Él tiene que saberlo bien, y ya el país sabrá si Alvaro Uribe supo aprovechar su inmenso poder, su abrumadora popularidad, la adoración de sus partidarios, el favor de los grandes medios de comunicación, la amistad de los empresarios, la solidaridad de gremio de los dueños de la tierra, el respaldo de las Fuerzas Armadas cuyo presupuesto ha incrementado año por año; si supo aprovechar todo eso para dejarnos un país mejor del que teníamos. Porque esas cosas finalmente se saben, y nadie tendrá menos derecho de decir que no tuvo las condiciones o el tiempo para obrar esos cambios.

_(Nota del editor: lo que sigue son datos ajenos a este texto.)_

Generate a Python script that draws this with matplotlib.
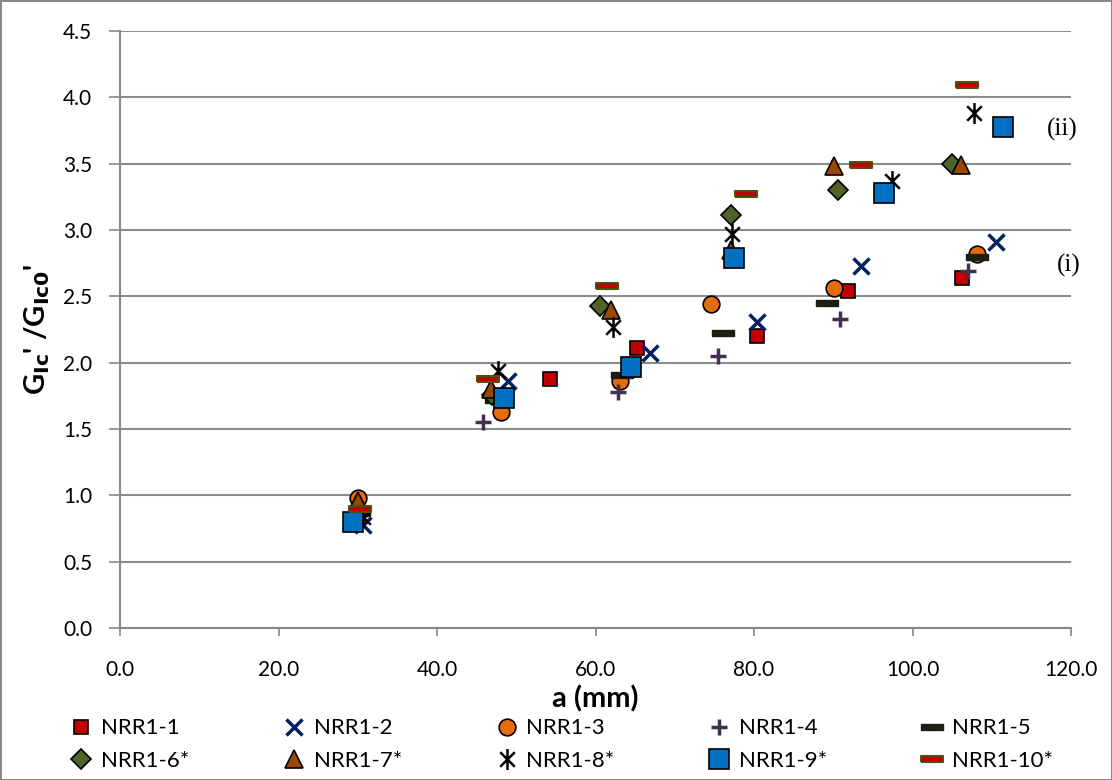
import matplotlib
matplotlib.use('Agg')
import matplotlib.pyplot as plt
from matplotlib.path import Path

plt.rcParams['font.family'] = ['Lato', 'DejaVu Sans']

# crack length a (mm) and normalised G values per specimen
x1 = [54.2, 65.2, 80.4, 91.9, 106.3]
y1 = [1.88, 2.11, 2.20, 2.54, 2.64]
x2 = [30.6, 49.0, 66.9, 80.4, 93.5, 110.5]
y2 = [0.78, 1.86, 2.07, 2.31, 2.73, 2.91]
x3 = [30.0, 48.1, 63.1, 74.6, 90.1, 108.1]
y3 = [0.98, 1.63, 1.86, 2.44, 2.56, 2.82]
x4 = [45.8, 62.8, 75.5, 90.9, 107.0]
y4 = [1.55, 1.78, 2.05, 2.33, 2.69]
x5 = [30.2, 47.4, 63.4, 76.1, 89.2, 108.2]
y5 = [0.87, 1.72, 1.91, 2.22, 2.45, 2.80]
x6 = [30.3, 46.9, 60.6, 77.1, 90.6, 105.0]
y6 = [0.87, 1.76, 2.43, 3.11, 3.30, 3.50]
x7 = [30.0, 46.8, 62.0, 77.1, 90.1, 106.1]
y7 = [0.96, 1.80, 2.40, 2.85, 3.48, 3.49]
x8 = [30.6, 47.7, 62.2, 77.2, 97.4, 107.8]
y8 = [0.84, 1.94, 2.27, 2.97, 3.37, 3.88]
x9 = [29.4, 48.5, 64.5, 77.5, 96.4, 111.4]
y9 = [0.80, 1.73, 1.97, 2.79, 3.28, 3.78]
x10 = [30.3, 46.4, 61.4, 79.0, 93.5, 106.9]
y10 = [0.90, 1.88, 2.58, 3.27, 3.49, 4.09]

dash = [(-1, -0.3), (1, -0.3), (1, 0.3), (-1, 0.3), (-1, -0.3)]
star = Path([(-0.7, -0.7), (0.7, 0.7), (-0.7, 0.7), (0.7, -0.7), (0, -1), (0, 1)],
            [Path.MOVETO, Path.LINETO, Path.MOVETO, Path.LINETO, Path.MOVETO, Path.LINETO])

fig = plt.figure(figsize=(11.12, 7.8), dpi=100)
fig.patch.set_edgecolor('#888888')
fig.patch.set_linewidth(2)
ax = fig.add_axes([120 / 1112, 1 - 628 / 780, 951 / 1112, 597 / 780])

h1, = ax.plot(x1, y1, ls='none', marker='s', ms=10, mfc='#C00000', mec='black', mew=1.2, label='NRR1-1')
h2, = ax.plot(x2, y2, ls='none', marker='x', ms=12, color='#002060', mew=2.5, label='NRR1-2')
h3, = ax.plot(x3, y3, ls='none', marker='o', ms=12, mfc='#E46C0A', mec='black', mew=1.2, label='NRR1-3')
h4, = ax.plot(x4, y4, ls='none', marker='+', ms=12, color='#403152', mew=2.5, label='NRR1-4')
h5, = ax.plot(x5, y5, ls='none', marker=dash, ms=16, mfc='#1E1E14', mec='#1E1E14', mew=1, label='NRR1-5')
h6, = ax.plot(x6, y6, ls='none', marker='D', ms=10, mfc='#4F6228', mec='black', mew=1.2, label='NRR1-6*')
h7, = ax.plot(x7, y7, ls='none', marker='^', ms=13, mfc='#984807', mec='black', mew=1.2, label='NRR1-7*')
h8, = ax.plot(x8, y8, ls='none', marker=star, ms=15, color='black', mew=1.8, label='NRR1-8*')
h9, = ax.plot(x9, y9, ls='none', marker='s', ms=14, mfc='#0070C0', mec='black', mew=1.2, label='NRR1-9*')
h10, = ax.plot(x10, y10, ls='none', marker=dash, ms=16, mfc='#C00000', mec='#4F4F10', mew=1.5, label='NRR1-10*')

ax.text(117.0, 3.76, '(ii)', fontsize=18, family='Liberation Serif', va='center', ha='left')
ax.text(118.2, 2.73, '(i)', fontsize=18, family='Liberation Serif', va='center', ha='left')

ax.set_xlim(0, 120)
ax.set_ylim(0, 4.5)
ax.set_xticks([0, 20, 40, 60, 80, 100, 120])
ax.set_xticklabels(['0.0', '20.0', '40.0', '60.0', '80.0', '100.0', '120.0'])
ax.set_yticks([i * 0.5 for i in range(10)])
ax.set_yticklabels(['%.1f' % (i * 0.5) for i in range(10)])
ax.tick_params(labelsize=15, color='#888888', width=1.2)
ax.tick_params(axis='x', length=6, pad=17)
ax.tick_params(axis='y', length=8, pad=12)
ax.grid(axis='y', color='#8c8c8c', lw=1.5)
ax.set_axisbelow(True)
for s in ['top', 'right']:
    ax.spines[s].set_visible(False)
for s in ['left', 'bottom']:
    ax.spines[s].set_color('#888888')
    ax.spines[s].set_linewidth(1.5)

ax.set_xlabel('a (mm)', fontsize=21, fontweight='bold', labelpad=4)
ax.set_ylabel(r"G$_{\mathbf{Ic}}$' /G$_{\mathbf{Ic0}}$'", fontsize=21, fontweight='bold', labelpad=8)

# legend rows read left to right
order = [h1, h6, h2, h7, h3, h8, h4, h9, h5, h10]
fig.legend(handles=order, loc='lower left', bbox_to_anchor=(50 / 1112, -0.008), ncol=5, frameon=False,
           fontsize=16, handletextpad=0.2, columnspacing=4.0, labelspacing=0.55,
           borderaxespad=0.3, handlelength=1.4)

fig.savefig('out.png', dpi=100, edgecolor=fig.get_edgecolor())
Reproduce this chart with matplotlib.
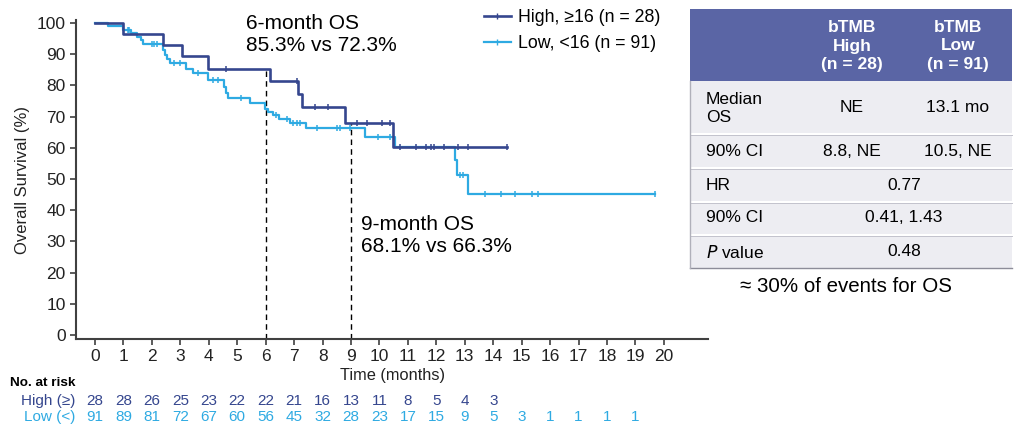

Nos parece ver que crece la economía pero no el empleo, que no disminuye la pobreza, que hay un asombroso auge de la construcción pero sólo de vivienda de lujo para altos estratos, que hace carrera hasta el delirio la idea suicida de que se puede vivir de la renta de pequeños capitales, que no hay una economía preparando a los medianos y pequeños productores para el impacto abrumador del ingreso en el mercado mundial, que no hay un proceso serio de mejoramiento de la infraestructura vial, que no hay un esfuerzo de mejoramiento de la calidad de la educación, hasta el punto escandaloso de que, como indican las pruebas recientes, tenemos una sociedad que no entiende lo que lee. Nos parece ver que no hay verdadera voluntad de reparar a las víctimas de las violencias y que lo que se prepara es un bálsamo de epidérmicas indemnizaciones. Nos parece ver que soluciones grotescas como el proyecto de entregar el predio de Carimagua a unos empresarios palmeros no es un accidente sino el símbolo de una manera asombrosamente frívola de mirar el drama colombiano. No hay un verdadero plan de recuperación de la convivencia ciudadana, no hay un gran proyecto de dignificación de la comunidad, no sabemos de un proyecto para jóvenes pobres que los redima de la maldición de una guerra eterna.
Es evidente que Uribe necesita un tercer mandato. Pero no es nada evidente que el país necesite un tercer mandato de Uribe.